Will Thomas. Okay, look, Mindy is late. I don't want to keep you. It has been a pleasure having you on show. You mentioned nuclear weapons, and nuclear weapons have been a long obsession, I think, of mine, but I think that nuclear weapons are a holy grail of sovereignty. And I am for total nuclear proliferation. I think every nation that wants to be independent should have nuclear weapons, and even press organizations like our future tropical resort should have nuclear weapons would you agree with this or no in closing I mean yeah I think you're right I think that any more that is the if we can reduce sovereignty to a single variable ownership of and the ability to deploy nuclear weapons is that variable is that good or bad I don't really think it's either but if Club Tropical Excellent
wants to be a nuclear power, well I support that I guess. Yes, yes, well very good on that note, and no, there is nothing planned, I, Putler who is not sending me yet, funds for this, that's in the works, but very good Thomas.
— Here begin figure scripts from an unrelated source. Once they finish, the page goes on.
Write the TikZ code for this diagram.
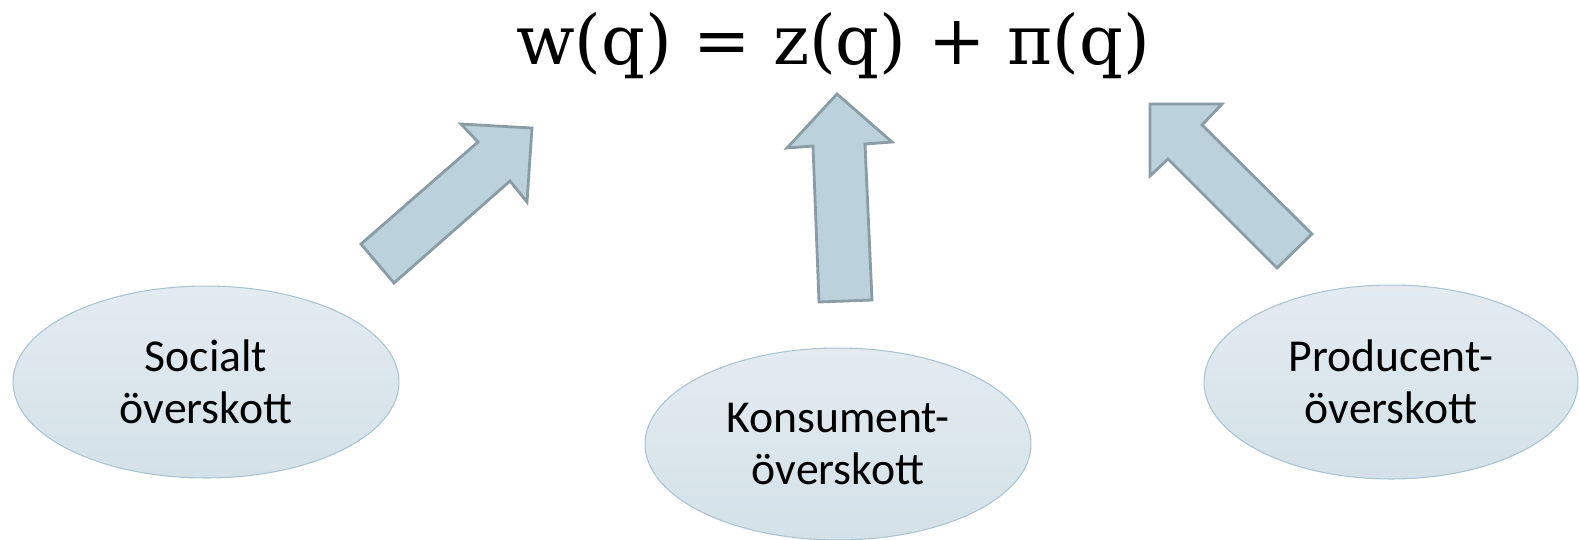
\documentclass[tikz,border=0pt]{standalone}
\usepackage{fontspec}
\setmainfont{Carlito}
\newfontfamily\eqfont{DejaVu Serif}
\usetikzlibrary{shapes.geometric}
\definecolor{ellTop}{HTML}{E3EBF1}
\definecolor{ellBot}{HTML}{D4E1E8}
\definecolor{ellLine}{HTML}{A8C4D2}
\definecolor{arrFill}{HTML}{BBD2DD}
\definecolor{arrLine}{HTML}{8A9CA6}

\begin{document}
\begin{tikzpicture}[x=0.02cm, y=-0.02cm,
  surplus/.style={ellipse, draw=ellLine, line width=0.6pt, top color=ellTop, bottom color=ellBot, minimum width=7.72cm, minimum height=3.84cm, inner sep=0pt, align=center, font=\fontsize{26}{29.5}\selectfont},
  bigarrow/.style={draw=arrLine, line width=1.6pt, fill=arrFill, line join=miter}
]
  \useasboundingbox (0,0) rectangle (1580,539);

  \node[font=\eqfont\fontsize{39}{42}\selectfont] (eq) at (833,46) {w(q) = z(q) + π(q)};

  \node[surplus] (social) at (206,382) {Socialt\\överskott};
  \node[surplus] (konsument) at (838,444) {Konsument-\\överskott};
  \node[surplus, minimum width=7.48cm, minimum height=3.88cm] (producent) at (1391,382) {Producent-\\överskott};

  \draw[bigarrow] (361,244) -- (478,142) -- (461,124) -- (532,128) -- (527,202) -- (510,181) -- (394,283) -- cycle;
  \draw[bigarrow] (819,302) -- (813,146) -- (787,148) -- (837,94) -- (892,142) -- (865,144) -- (872,300) -- cycle;
  \draw[bigarrow] (1277,268) -- (1168,159) -- (1150,176) -- (1150,104) -- (1222,104) -- (1202,125) -- (1312,234) -- cycle;
\end{tikzpicture}
\end{document}
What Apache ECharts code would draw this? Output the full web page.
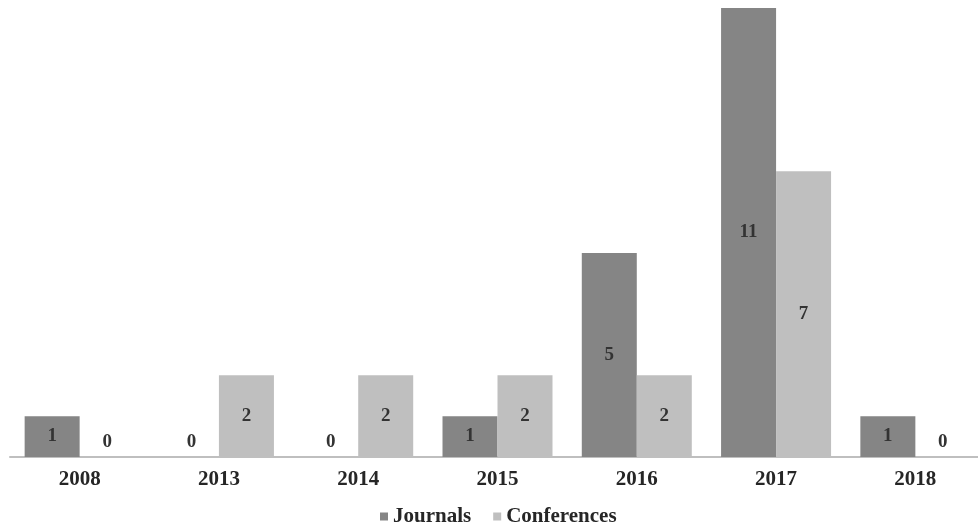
<!DOCTYPE html>
<html>
<head>
<meta charset="utf-8">
<script src="https://cdn.jsdelivr.net/npm/echarts@6/dist/echarts.min.js"></script>
<style>
html,body{margin:0;padding:0;background:#fff;overflow:hidden;}
#chart{width:985px;height:528px;}
</style>
</head>
<body>
<div id="chart"></div>
<script>
const categories = ['2008', '2013', '2014', '2015', '2016', '2017', '2018'];
const journals = [1, 0, 0, 1, 5, 11, 1];
const conferences = [0, 2, 2, 2, 2, 7, 0];

const fontFam = '"Liberation Serif", "Times New Roman", serif';

function toItems(arr) {
  return arr.map(v => v === 0
    ? { value: v, label: { position: 'top', distance: 5 } }
    : v);
}

const chart = echarts.init(document.getElementById('chart'), null, { renderer: 'canvas' });
chart.setOption({
  animation: false,
  backgroundColor: '#ffffff',
  grid: { left: 10, top: 8, bottom: 71, right: 0, containLabel: false },
  legend: {
    top: 501,
    left: 375,
    itemWidth: 8,
    itemHeight: 8,
    itemGap: 22,
    icon: 'rect',
    textStyle: { fontFamily: fontFam, fontWeight: 'bold', fontSize: 21, color: '#262626' },
    data: ['Journals', 'Conferences']
  },
  xAxis: {
    type: 'category',
    data: categories,
    axisLine: { lineStyle: { color: '#bfbfbf', width: 2 } },
    axisTick: { show: false },
    axisLabel: { fontFamily: fontFam, fontWeight: 'bold', fontSize: 21, color: '#262626', margin: 12 }
  },
  yAxis: {
    type: 'value',
    min: 0,
    max: 11,
    show: false,
    splitLine: { show: false }
  },
  series: [
    {
      name: 'Journals',
      type: 'bar',
      data: toItems(journals),
      barWidth: 55,
      barGap: '0%',
      itemStyle: { color: '#858585' },
      label: { show: true, position: 'inside', fontFamily: fontFam, fontWeight: 'bold', fontSize: 19, color: '#333333' }
    },
    {
      name: 'Conferences',
      type: 'bar',
      data: toItems(conferences),
      barWidth: 55,
      barGap: '0%',
      itemStyle: { color: '#bfbfbf' },
      label: { show: true, position: 'inside', fontFamily: fontFam, fontWeight: 'bold', fontSize: 19, color: '#333333' }
    }
  ]
});
</script>
</body>
</html>
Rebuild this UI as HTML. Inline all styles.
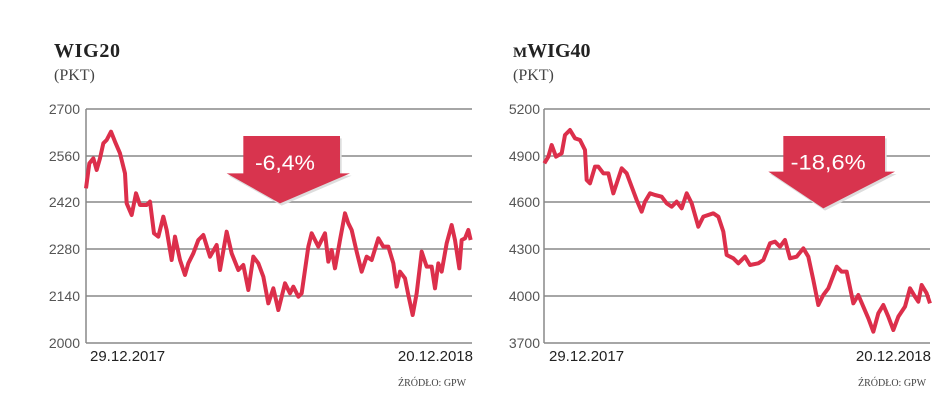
<!DOCTYPE html>
<html><head><meta charset="utf-8"><style>
html,body{margin:0;padding:0;background:#fff;}
svg{display:block;}
</style></head><body>
<svg width="948" height="407" viewBox="0 0 948 407" xmlns="http://www.w3.org/2000/svg">
<rect width="948" height="407" fill="#fff"/>
<g font-family="Liberation Serif, serif" fill="#222">
<text x="54" y="57" font-size="20" font-weight="bold" textLength="66">WIG20</text>
<text x="54" y="80" font-size="16" fill="#444">(PKT)</text>
<text x="513" y="57" font-size="20" font-weight="bold"><tspan font-size="15">M</tspan>WIG40</text>
<text x="513" y="80" font-size="16" fill="#444">(PKT)</text>
<text x="398" y="386" font-size="10" fill="#444">ŹRÓDŁO: GPW</text>
<text x="858" y="386" font-size="10" fill="#444">ŹRÓDŁO: GPW</text>
</g>
<g stroke="#888" stroke-width="1.5">
<line x1="86" y1="109" x2="472" y2="109"/><line x1="86" y1="156" x2="472" y2="156"/><line x1="86" y1="202" x2="472" y2="202"/><line x1="86" y1="249" x2="472" y2="249"/><line x1="86" y1="296" x2="472" y2="296"/><line x1="86" y1="343" x2="472" y2="343"/><line x1="86" y1="109" x2="86" y2="343"/>
<line x1="544" y1="109" x2="930" y2="109"/><line x1="544" y1="156" x2="930" y2="156"/><line x1="544" y1="202" x2="930" y2="202"/><line x1="544" y1="249" x2="930" y2="249"/><line x1="544" y1="296" x2="930" y2="296"/><line x1="544" y1="343" x2="930" y2="343"/><line x1="544" y1="109" x2="544" y2="343"/>
</g>
<g font-family="Liberation Sans Narrow, Liberation Sans, sans-serif" font-size="14" fill="#555" text-anchor="end">
<text x="80" y="114">2700</text><text x="80" y="161">2560</text><text x="80" y="207">2420</text><text x="80" y="254">2280</text><text x="80" y="301">2140</text><text x="80" y="348">2000</text>
<text x="540" y="114">5200</text><text x="540" y="161">4900</text><text x="540" y="207">4600</text><text x="540" y="254">4300</text><text x="540" y="301">4000</text><text x="540" y="348">3700</text>
</g>
<g font-family="Liberation Sans Narrow, Liberation Sans, sans-serif" font-size="15" fill="#222">
<text x="90" y="361">29.12.2017</text><text x="473" y="361" text-anchor="end">20.12.2018</text>
<text x="549" y="361">29.12.2017</text><text x="931" y="361" text-anchor="end">20.12.2018</text>
</g>
<g transform="translate(0,30) scale(0.33333)">
<polygon points="735,325 1025,325 1025,437 1055,437 845,527 685,437 735,437" fill="#ddd"/>
<polygon points="730,318 1020,318 1020,430 1050,430 840,520 680,430 730,430" fill="#d8344e"/>
<text x="765" y="420" font-family="Liberation Sans Narrow, Liberation Sans, sans-serif" font-size="64" fill="#fff" textLength="180" lengthAdjust="spacingAndGlyphs">-6,4%</text>
<polyline fill="none" stroke="#dc2f4b" stroke-width="12" stroke-linejoin="round" points="258,475 268,400 280,385 290,420 300,385 310,340 320,330 333,305 345,335 360,370 375,430 380,520 395,555 408,490 420,525 440,525 450,515 462,610 475,620 490,560 500,600 515,690 525,620 540,690 555,735 565,700 580,670 595,630 610,615 630,680 650,645 660,720 680,605 695,670 715,720 730,705 745,780 760,680 775,700 790,740 805,820 820,775 835,840 855,760 870,790 880,770 895,800 905,790 925,650 935,610 955,650 975,610 985,695 995,660 1005,715 1020,630 1035,550 1045,580 1055,600 1070,665 1085,725 1100,680 1115,690 1135,625 1150,650 1165,650 1180,700 1190,770 1200,725 1215,745 1225,795 1238,855 1250,790 1265,665 1280,710 1295,710 1305,775 1315,700 1325,725 1340,640 1355,585 1365,630 1378,715 1385,630 1395,625 1405,600 1412,630"/>
</g>
<g transform="translate(480,30) scale(0.33333)">
<polygon points="915,325 1220,325 1220,432 1250,432 1035,542 870,432 915,432" fill="#ddd"/>
<polygon points="910,318 1215,318 1215,425 1245,425 1030,535 865,425 910,425" fill="#d8344e"/>
<text x="932" y="418" font-family="Liberation Sans Narrow, Liberation Sans, sans-serif" font-size="64" fill="#fff" textLength="225" lengthAdjust="spacingAndGlyphs">-18,6%</text>
<polyline fill="none" stroke="#dc2f4b" stroke-width="12" stroke-linejoin="round" points="193,400 205,380 215,345 228,380 245,370 255,315 270,300 285,325 300,330 315,360 320,450 330,460 345,410 355,410 370,430 385,430 400,490 410,460 425,415 440,430 455,470 470,510 485,545 495,515 510,490 525,495 545,500 560,520 575,530 590,515 605,535 620,490 635,520 655,590 670,560 700,550 715,560 730,605 740,675 760,685 775,700 795,680 810,705 835,700 850,690 870,640 885,635 900,650 915,630 930,685 950,680 970,655 985,680 1000,750 1015,825 1030,795 1045,775 1070,710 1085,725 1100,725 1120,820 1135,795 1150,830 1165,865 1180,905 1195,850 1210,825 1225,860 1240,900 1255,860 1275,830 1290,775 1305,800 1315,815 1325,765 1340,790 1350,820"/>
</g>
</svg>
</body></html>
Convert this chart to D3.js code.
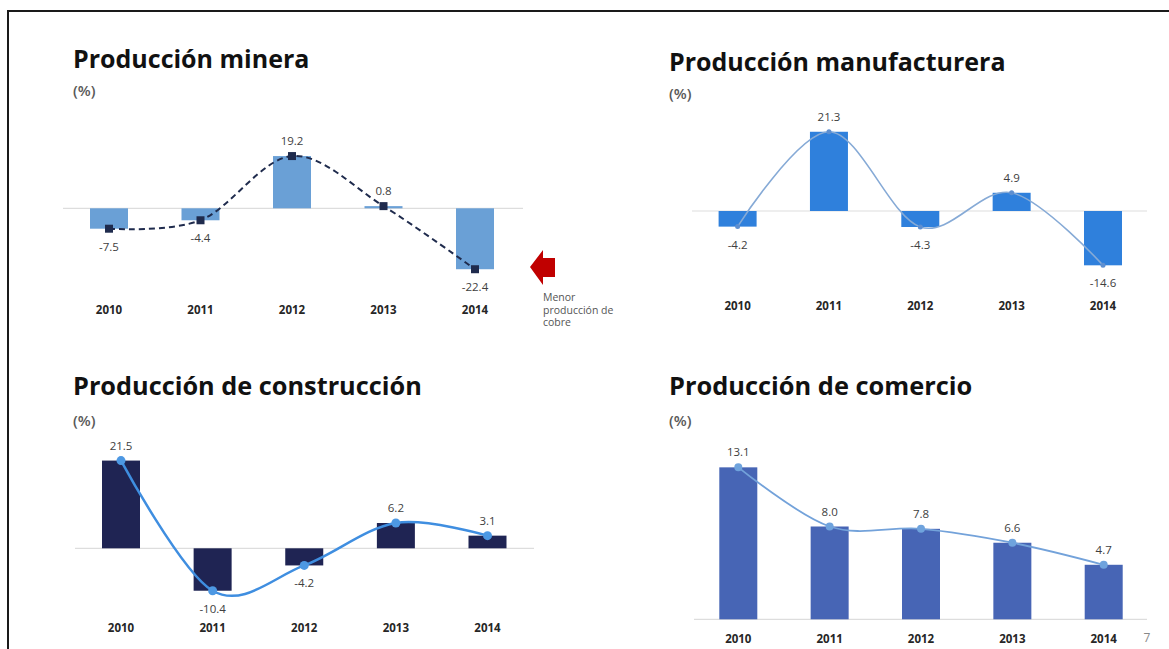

Okay, until next time, let's say you come on show again, we talk your next book installment, or even before then, what you say. Yeah, man. I got love for you all day, man. I'll come on anytime. I want you to come back. We talk about the David Lynch Show maybe next month. David Lynch movies. It doesn't need to be Dune. I don't know if you like David Lynch Dune, but I want to talk about David Lynch movies with you. Oh, yeah. No, definitely, man. Definitely. That would be a great topic. Yeah, he opened Conduit to other spirit world. I believe this.